Clothing and Ornaments

Photo by Andy Tyler

Approximately 15% of highly threatened mammals and birds have declined as a result of trade. Much of this trade is for luxury products, including clothes, jewelry, ornament, accessories, and trophies.

Snakes, crocodiles, lizards and frogs are harvested for their skins to be made into shoes, handbags and other exotic leather products. Some animal products such as ivory—used for ornaments, as decoration, in ornamental seals and traditional medicine—are as valuable as gold, threatening elephants and rhinos.

The fur trade has endangered many species and continues to use the skins of rare cats and canids for coats, hats and trim. Sea turtles—already imperiled by indiscriminate fisheries, pollution, habitat encroachment, and overharvesting for food—are also targeted for their shells to make jewelry and art objects. Trophy hunting of endangered species by wealthy hunters is a major threat to a growing number of animals, the more so since those killed are typically the largest and most genetically fit specimens.

Consumers purchasing goods of unknown origin unwittingly contribute to the decline of species. Often, the animal origins of the component parts are not easily discernable, as is the case with worked products such as jewelry.

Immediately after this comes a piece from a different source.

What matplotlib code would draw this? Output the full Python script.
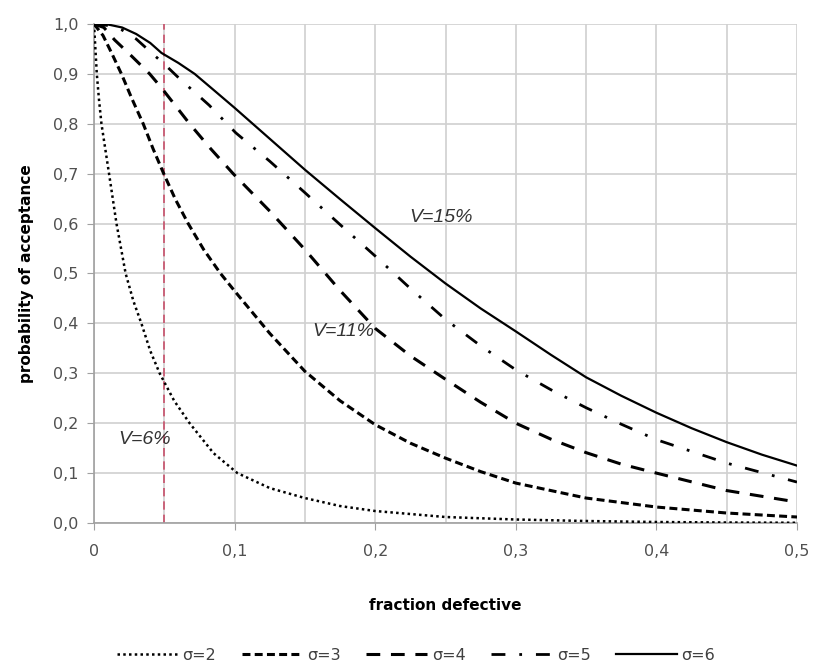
import matplotlib
matplotlib.use("Agg")
import matplotlib.pyplot as plt
from matplotlib.ticker import MultipleLocator, FuncFormatter

# ---- data ----
x_s2 = [0, 0.001, 0.002, 0.0035, 0.0053, 0.008, 0.0107, 0.016, 0.0225, 0.028, 0.0337, 0.04, 0.0467, 0.057, 0.068, 0.085, 0.102, 0.125, 0.15, 0.175, 0.2, 0.25, 0.3, 0.35, 0.4, 0.45, 0.5]
y_s2 = [1.0, 0.95, 0.9, 0.85, 0.8, 0.75, 0.7, 0.6, 0.5, 0.445, 0.4, 0.345, 0.3, 0.245, 0.2, 0.14, 0.1, 0.07, 0.05, 0.034, 0.024, 0.012, 0.007, 0.004, 0.002, 0.001, 0.0005]

x_s3 = [0, 0.0064, 0.0125, 0.0195, 0.027, 0.035, 0.042, 0.0496, 0.058, 0.067, 0.078, 0.09, 0.1, 0.125, 0.15, 0.175, 0.2, 0.225, 0.25, 0.275, 0.3, 0.35, 0.4, 0.45, 0.5]
y_s3 = [1.0, 0.977, 0.942, 0.9, 0.85, 0.8, 0.75, 0.7, 0.648, 0.6, 0.548, 0.5, 0.465, 0.38, 0.304, 0.245, 0.197, 0.16, 0.13, 0.103, 0.08, 0.05, 0.032, 0.02, 0.012]

x_s4 = [0, 0.007, 0.0147, 0.027, 0.0396, 0.048, 0.068, 0.083, 0.099, 0.125, 0.15, 0.175, 0.2, 0.225, 0.25, 0.275, 0.3, 0.325, 0.35, 0.375, 0.4, 0.45, 0.5]
y_s4 = [1.0, 0.993, 0.968, 0.935, 0.9, 0.872, 0.8, 0.75, 0.7, 0.625, 0.548, 0.466, 0.39, 0.335, 0.288, 0.242, 0.2, 0.168, 0.141, 0.118, 0.1, 0.065, 0.042]

x_s5 = [0, 0.01, 0.02, 0.03, 0.041, 0.051, 0.061, 0.082, 0.1008, 0.125, 0.15, 0.175, 0.2, 0.225, 0.25, 0.275, 0.3, 0.325, 0.35, 0.375, 0.4, 0.45, 0.5]
y_s5 = [1.0, 0.997, 0.988, 0.97, 0.942, 0.917, 0.89, 0.837, 0.782, 0.725, 0.662, 0.598, 0.535, 0.47, 0.408, 0.355, 0.307, 0.267, 0.231, 0.198, 0.167, 0.12, 0.082]

x_s6 = [0, 0.01, 0.02, 0.03, 0.04, 0.048, 0.06, 0.0716, 0.085, 0.1, 0.125, 0.15, 0.175, 0.2, 0.225, 0.25, 0.275, 0.3, 0.325, 0.35, 0.375, 0.4, 0.425, 0.45, 0.475, 0.5]
y_s6 = [1.0, 0.999, 0.993, 0.98, 0.962, 0.942, 0.922, 0.9, 0.868, 0.832, 0.77, 0.708, 0.649, 0.591, 0.534, 0.48, 0.43, 0.384, 0.337, 0.292, 0.255, 0.221, 0.19, 0.162, 0.137, 0.115]

labels = ["σ=2", "σ=3", "σ=4", "σ=5", "σ=6"]
aql_x = 0.05
annotations = [("V=15%", 0.2245, 0.612), ("V=11%", 0.155, 0.384), ("V=6%", 0.0176, 0.167)]

xticks = [0, 0.1, 0.2, 0.3, 0.4, 0.5]
xtick_labels = ["0", "0,1", "0,2", "0,3", "0,4", "0,5"]

# ---- figure ----
fig = plt.figure(figsize=(8.16, 6.69), dpi=100)
ax = fig.add_axes([94/816, 1-523/669, (797-94)/816, (523-24)/669])

styles = [
    dict(linestyle=(0, (1, 1.3)), linewidth=1.8),
    dict(linestyle=(0, (2.6, 1.4)), linewidth=2.2),
    dict(linestyle=(0, (4.5, 3.5)), linewidth=2.2),
    dict(linestyle=(0, (5, 5, 1, 5)), linewidth=2.0),
    dict(linestyle="-", linewidth=1.6),
]
series = [(x_s2, y_s2), (x_s3, y_s3), (x_s4, y_s4), (x_s5, y_s5), (x_s6, y_s6)]
handles = []
for (xs, ys), st, lab in zip(series, styles, labels):
    h, = ax.plot(xs, ys, color="black", label=lab, zorder=3, **st)
    handles.append(h)

ax.plot([aql_x, aql_x], [0, 1.0], color="#c8506a", linestyle=(0, (5, 3)), linewidth=1.2, zorder=2)

for txt, tx, ty in annotations:
    ax.text(tx, ty, txt, fontsize=14, style="italic", color="#333333",
            family="Liberation Sans", ha="left", va="center", zorder=4)

ax.set_xlim(0, 0.5)
ax.set_ylim(0, 1.0)
ax.set_xticks(xticks)
ax.set_xticklabels(xtick_labels)
ax.xaxis.set_minor_locator(MultipleLocator(0.05))
ax.yaxis.set_major_locator(MultipleLocator(0.1))
ax.yaxis.set_major_formatter(FuncFormatter(lambda v, p: f"{v:.1f}".replace(".", ",")))

ax.grid(which="both", axis="x", color="#d0d0d0", linewidth=1.2, zorder=0)
ax.grid(which="major", axis="y", color="#d0d0d0", linewidth=1.2, zorder=0)
ax.set_axisbelow(True)

for s in ["top", "right"]:
    ax.spines[s].set_visible(False)
for s in ["left", "bottom"]:
    ax.spines[s].set_color("#a0a0a0")
    ax.spines[s].set_linewidth(1.2)

ax.tick_params(axis="both", which="major", direction="out", length=5, color="#a0a0a0",
               labelsize=11.5, labelcolor="#505050", pad=6)
ax.tick_params(axis="x", which="minor", length=0)
ax.tick_params(axis="x", which="major", pad=10)

ax.set_ylabel("probability of acceptance", fontsize=11, fontweight="bold", color="black", labelpad=14)
ax.set_xlabel("fraction defective", fontsize=11, fontweight="bold", color="black", labelpad=28)

leg = fig.legend(handles=handles, labels=labels, loc="lower center", bbox_to_anchor=(0.51, -0.012),
                 ncol=5, frameon=False, fontsize=11.5, handlelength=3.8, columnspacing=1.6,
                 handletextpad=0.3)
for t in leg.get_texts():
    t.set_color("#404040")

fig.savefig("out.png", dpi=100)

The methods used to capture and kill animals for their hides and parts are often cruel. Steel-jaw leghold traps and wire snares, which cause great pain and injury, are used for many types of animals. Leg snares are placed on the ground, and the animal walks into the loop, which then springs and tightens on the leg. Sometimes the animal is caught by other parts of the body and dies slowly. Neck snares, set higher up on tree trunks, are intended to grab the animal by the neck and strangle it. In tropical countries, these snares have been responsible for the agonizing deaths of hundreds of thousands of targeted wild cats, antelope and primates, and perhaps an equal number of non-target animals. Elephants have blundered into neck snares and become entrapped by a leg—or even the trunk—and died slowly of infection after weeks of pain. These snares are non-selective, and present a major threat to virtually all mammals and many other types of animals, even in national parks.